Eye-witness Ivan, 37, evacuated on Tuesday from the nearby building where he works, described the collapse as unbelievable.
“To see a pylon come down like papier-mâché is an incredible thing,” he said. “It’s been a lifetime that we’ve known there were problems. It is in continual maintenance.”
“In the ‘90s they added some reinforcements on one part, but also underneath you can see rust.”
As cranes moved in to shift truck-sized chunks of broken concrete, hundreds of firefighters searched for survivors, while public shock and grief turned to anger over the state of the 1.2 km-long bridge, completed in 1967 and overhauled two years ago.
Italian Transport Minister Danilo Toninelli, visiting the disaster scene, said bridge operator Autostrade per l’Italia would have to contribute to the cost of its reconstruction as well as pay heavy fines.
But Autostrade, a unit of Milan-listed Atlantia group , said it had done regular, sophisticated checks on the structure before the disaster, relying on “companies and institutions which are world leaders in testing and inspections” and that these had provided reassuring results.
“These outcomes have formed the basis for maintenance work approved by the Transport Ministry in accordance with the law and the terms of the concession aggreement,” it said.
A source close to the matter that Autostrade per l’Italia would hold an extraordinary board meeting next week following the disaster.
WEIGHT OF TRAFFIC
The bridge’s condition, and its ability to sustain large increases in both the intensity and weight of traffic over the years, have been a focus of public debate since Tuesday’s collapse, when an 80-meter span gave way at lunchtime as cars packed with holidaymakers as well as trucks streamed across it.
Salvatore Lorefice, 58, a pensioner who lives a few hundred meters (yards) from the bridge, said cement had fallen off the structure as early as the 1980s when he worked at a warehouse directly under the bridge.
He recalled a visit by a team of Japanese technicians who “came to find out how the structure had deteriorated in such a short time.”
Deputy Prime Minister and Interior Minister Matteo Salvini said the private sector manager of the bridge had earned “billions” from tolls but “did not spend the money they were supposed to” and its concession should be revoked.
He was apparently referring to Autostrade.
“Imposing the highest penalties possible and making sure that those responsible for the dead and the injured pay up for any damages and crimes is the very least,” he said.
The Pope offered a prayer for the victims and their loved ones in a public address at St.
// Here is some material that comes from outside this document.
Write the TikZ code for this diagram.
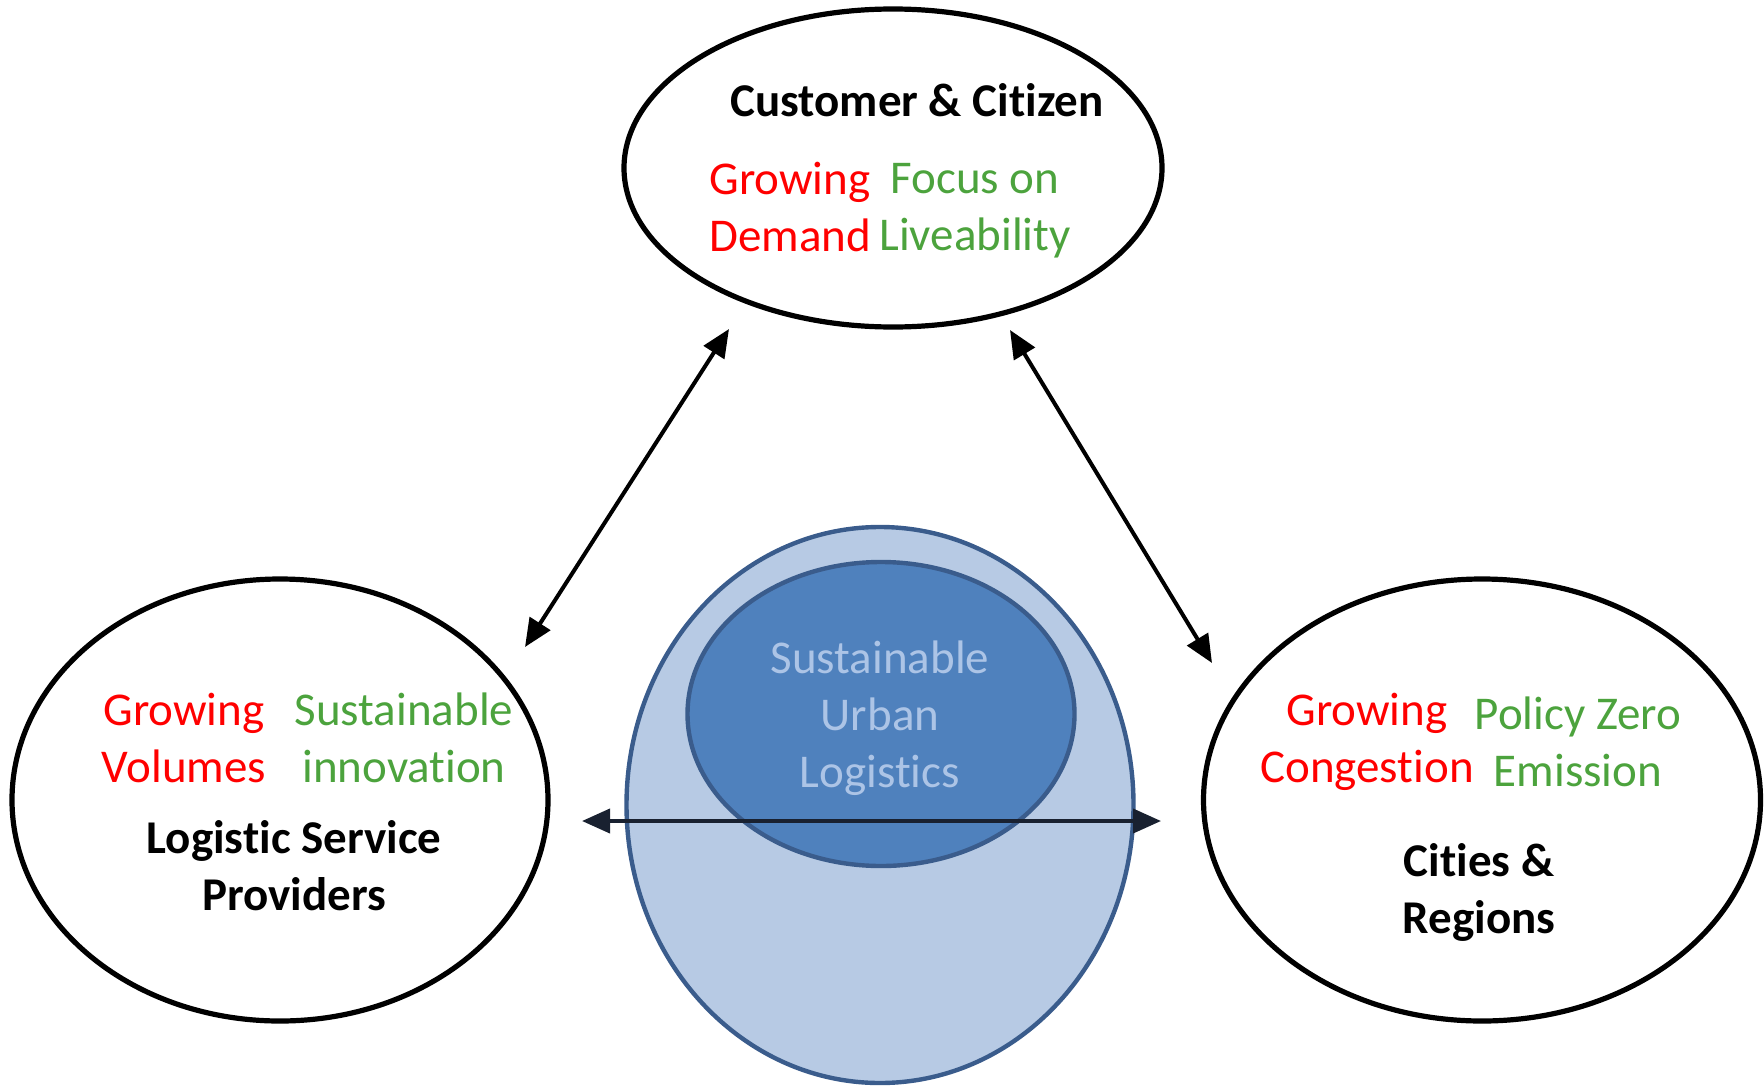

Peter’s Basilica.
Fire brigade spokesman Luca Cari said 400 firefighters were at the site, lifting big chunks of concrete to create spaces for rescue teams to check for survivors.
In Paris, France’s foreign ministry said four French nationals were among the dead.
Toninelli earlier said he had begun a process to strip Autostrade of its concession and he demanded top Autostrade managers resign.
“Autostrade per l’Italia was not able to fulfill its obligations under the contract regulating management of this infrastructure,” Toninelli said on RAI 1 state TV, adding he would seek to levy heavy fines against the company that could reach up to 150 million euros.
The Morandi Bridge, named after the engineer who designed it, forms part of the A10 motorway run by Autostrade. The 55-km (34 mile) stretch of the A10 accounts for around 1.7 percent of total network traffic for Italy’s biggest toll road operator, according to one analyst’s estimate.
Autostrade’s parent, Atlantia, also runs toll-road concessions in Brazil, Chile, India and Poland.
“The top management of Autostrade per l’Italia must step down first of all,” Toninelli said in a Facebook post.
He also said the government would inspect the structure of aging bridges and tunnels across the country with a view to launching a program of remedial works if required.
Within hours of the disaster, the anti-establishment government that took office in June said the collapse showed Italy needed to spend more on its dilapidated infrastructure, ignoring EU budget constraints if necessary.
Genoa police put the death toll at 39, with 16 injured.